Lesley has since filed a complaint against the library board with the U.S. Equal Employment Opportunity Commission. Her attorney said the board’s actions were not appropriate.

“I mean, it’s unlawful. I mean, it’s against the constitution — the problem is no one is thinking about the constitutionality of the actions that are being taken during these campaigns to suppress speech,” said Halpern, Lesley’s attorney. “It doesn’t matter if it’s constitutional or not, there’s going to be kind of fringe groups in the community that are going to target these librarians, people like Terri Lesley, until they finally cave in or get terminated regardless of whose rights are being trampled or what lives are being ruined in that process.”

Lesley is currently out of work. There are not many jobs available for a library director in a rural community. But she said what keeps her going is the support she continues to get from the community.

“I think we tried everything,” said Jenny Sorenson, a friend of Lesley’s who attended meetings to support her.

The pair met up at a local restaurant to reflect on the last two years.

“You actually did a lot of good,” Lesley replied to Sorenson. “I could have not gotten through without you guys. It’s been a life experience that’s for sure.”

Lesley said she does not regret her decision to stand up against the library board.

Her attorney said it could take up to two years for the EEOC to release a decision on the complaint. 9NEWS made multiple attempts to contact the board members but never received a response.

Lesley shared the list of titles that were challenged following the 2021 Pride month post:

  • Asking About Sex and Growing Up, by Joanna Cole
  • The Babysitters Coven, by Kate Williams
  • The Black Flamingo, by Dean Atta
  • Dating and Sex, by Andrew Smiler
  • Desmond is Amazing, by Desmond
  • Doing It!
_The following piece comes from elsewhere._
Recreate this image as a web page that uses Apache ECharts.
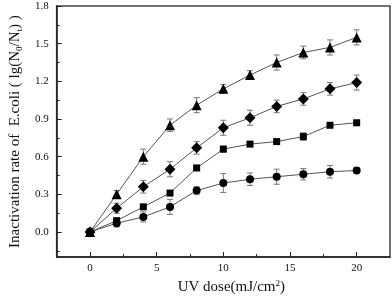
<!DOCTYPE html>
<html><head><meta charset="utf-8">
<script src="https://cdn.jsdelivr.net/npm/echarts@6/dist/echarts.min.js"></script>
<style>html,body{margin:0;padding:0;background:#fff}#c{width:392px;height:300px}</style>
</head><body><div id="c"></div>
<script>
const doses = [0, 2, 4, 6, 8, 10, 12, 14, 16, 18, 20];
const triVals = [0, 0.30, 0.60, 0.85, 1.01, 1.14, 1.25, 1.35, 1.43, 1.47, 1.55];
const triErr  = [0, 0.03, 0.06, 0.05, 0.06, 0.035, 0.035, 0.06, 0.05, 0.06, 0.06];
const diaVals = [0, 0.19, 0.36, 0.50, 0.67, 0.83, 0.91, 1.00, 1.06, 1.14, 1.19];
const diaErr  = [0, 0.04, 0.05, 0.06, 0.05, 0.06, 0.06, 0.05, 0.05, 0.05, 0.06];
const sqVals  = [0, 0.09, 0.20, 0.31, 0.51, 0.66, 0.70, 0.72, 0.76, 0.85, 0.87];
const sqErr   = [0, 0.02, 0.02, 0.02, 0.02, 0.023, 0.015, 0.015, 0.03, 0.01, 0.01];
const cirVals = [0, 0.07, 0.12, 0.20, 0.33, 0.39, 0.42, 0.44, 0.46, 0.48, 0.49];
const cirErr  = [0, 0.03, 0.04, 0.06, 0.03, 0.075, 0.05, 0.06, 0.045, 0.05, 0.02];
const xTickLabels = [0, 5, 10, 15, 20];
const xMinorTicks = [2.5, 7.5, 12.5, 17.5];
const yTickLabels = [0, 0.3, 0.6, 0.9, 1.2, 1.5, 1.8];
const yMinorTicks = [-0.15, 0.15, 0.45, 0.75, 1.05, 1.35, 1.65];

const font = 'Liberation Serif';
const chart = echarts.init(document.getElementById('c'));

function lineSeries(vals, symbol, size) {
  return {
    type: 'line', xAxisIndex: 0, yAxisIndex: 0,
    data: doses.map((d, i) => [d, vals[i]]),
    symbol: symbol, symbolSize: size,
    itemStyle: { color: '#000' },
    lineStyle: { color: '#555', width: 1 },
    z: 3, animation: false
  };
}
function errSeries(vals, errs) {
  return {
    type: 'custom', xAxisIndex: 0, yAxisIndex: 0,
    data: doses.map((d, i) => [d, vals[i], errs[i]]),
    renderItem: function (params, api) {
      const x = api.value(0), y = api.value(1), e = api.value(2);
      const hi = api.coord([x, y + e]);
      const lo = api.coord([x, y - e]);
      const w = 3;
      const st = { stroke: '#777', lineWidth: 1 };
      return { type: 'group', children: [
        { type: 'line', shape: { x1: hi[0], y1: hi[1], x2: lo[0], y2: lo[1] }, style: st },
        { type: 'line', shape: { x1: hi[0] - w, y1: hi[1], x2: hi[0] + w, y2: hi[1] }, style: st },
        { type: 'line', shape: { x1: lo[0] - w, y1: lo[1], x2: lo[0] + w, y2: lo[1] }, style: st }
      ]};
    },
    z: 2, animation: false
  };
}

const axisLineStyle = { color: '#222', width: 1.5 };
chart.setOption({
  animation: false,
  grid: { left: 40, right: 2, top: 6, bottom: 34, show: true, borderColor: '#444', borderWidth: 1.5 },
  xAxis: [{
    type: 'value', min: -2.5, max: 22.5,
    axisLine: { show: true, onZero: false, lineStyle: axisLineStyle },
    axisTick: { show: true, inside: true, length: 5, customValues: xTickLabels, lineStyle: { color: '#222' } },
    axisLabel: { customValues: xTickLabels, fontFamily: font, fontSize: 11, color: '#111', margin: 6 },
    splitLine: { show: false },
    name: 'UV dose(mJ/cm{sup|2})', nameLocation: 'middle', nameGap: 20,
    nameTextStyle: { fontFamily: font, fontSize: 15, color: '#111', padding: [0, 0, 0, 16],
      rich: { sup: { fontFamily: font, fontSize: 9, color: '#111', padding: [0, 0, 8, 0] } } }
  }, {
    type: 'value', min: -2.5, max: 22.5, position: 'bottom',
    axisLine: { show: false, onZero: false },
    axisTick: { show: true, inside: true, length: 3, customValues: xMinorTicks, lineStyle: { color: '#222' } },
    axisLabel: { show: false }, splitLine: { show: false }
  }],
  yAxis: [{
    type: 'value', min: -0.2, max: 1.8,
    axisLine: { show: true, onZero: false, lineStyle: axisLineStyle },
    axisTick: { show: true, inside: true, length: 5, customValues: yTickLabels, lineStyle: { color: '#222' } },
    axisLabel: { customValues: yTickLabels, fontFamily: font, fontSize: 11, color: '#111', margin: 8,
      formatter: v => v.toFixed(1) },
    splitLine: { show: false },
    name: 'Inactivation rate of  E.coli ( lg(N{sub|0}/N{sub|t}) )', nameLocation: 'middle', nameGap: 28,
    nameTextStyle: { fontFamily: font, fontSize: 15, color: '#111',
      rich: { sub: { fontFamily: font, fontSize: 9, color: '#111', padding: [8, 0, 0, 0] } } }
  }, {
    type: 'value', min: -0.2, max: 1.8, position: 'left',
    axisLine: { show: false, onZero: false },
    axisTick: { show: true, inside: true, length: 3, customValues: yMinorTicks, lineStyle: { color: '#222' } },
    axisLabel: { show: false }, splitLine: { show: false }
  }],
  series: [
    errSeries(triVals, triErr), errSeries(diaVals, diaErr), errSeries(sqVals, sqErr), errSeries(cirVals, cirErr),
    lineSeries(triVals, 'triangle', 10),
    lineSeries(diaVals, 'diamond', 11),
    lineSeries(sqVals, 'rect', 7),
    lineSeries(cirVals, 'circle', 8)
  ]
});
</script></body></html>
Let’s talk about sex, by Hannah Witton
  • The Gender Identity Workbook for Kids, by Kelly Storck
  • Gender Queer, by Maia Kobabe
  • Heartstopper, by Alice Oseman
  • Heather has Two Mommies, by Leslea Newman
  • How Do You Make a Baby? by Anna Fiske
  • It’s Not the Stork! by Robie Harris
  • Jack (Not Jackie), by Erica Silverman
  • Jane Against the World, by Karen Blumenthal
  • Lawn Boy, by Jonathan Evison
  • Mary Wears What She Wants, by Keith Negley
  • Meena, by Ine Van Mol
  • Music from Another World, by Robin Talley
  • My Body My Choice, by Robin Stevenson
  • Period Power, by Nadya Okamoto
  • Quick & Easy Guide to Queer & Trans Identities, by G. Mady
  • A Quick & Easy Guide to Sex & Disability, by A. Andrews
  • Rainbow: A First Book of Pride, by Michael Genhart
  • Sex is a Funny Word, by Cory Silverberg
  • Sex Plus: Learning, loving and enjoying your body, by Laci Green
  • This Book is Gay, by Juno Dawson
  • Trans Mission – My Quest to a Beard, by A. Bertie
  • The V-Word: True Stories about First-Time Sex, by Amber Keyser
  • You Be You, by Jonathan Branfman

In Colorado, Democratic lawmakers attempted to push a bill that would limit who can challenge content in school or public libraries and would require unanimous approval from a school district committee before removing books. The bill failed in its committee hearing so it was shelved for the year.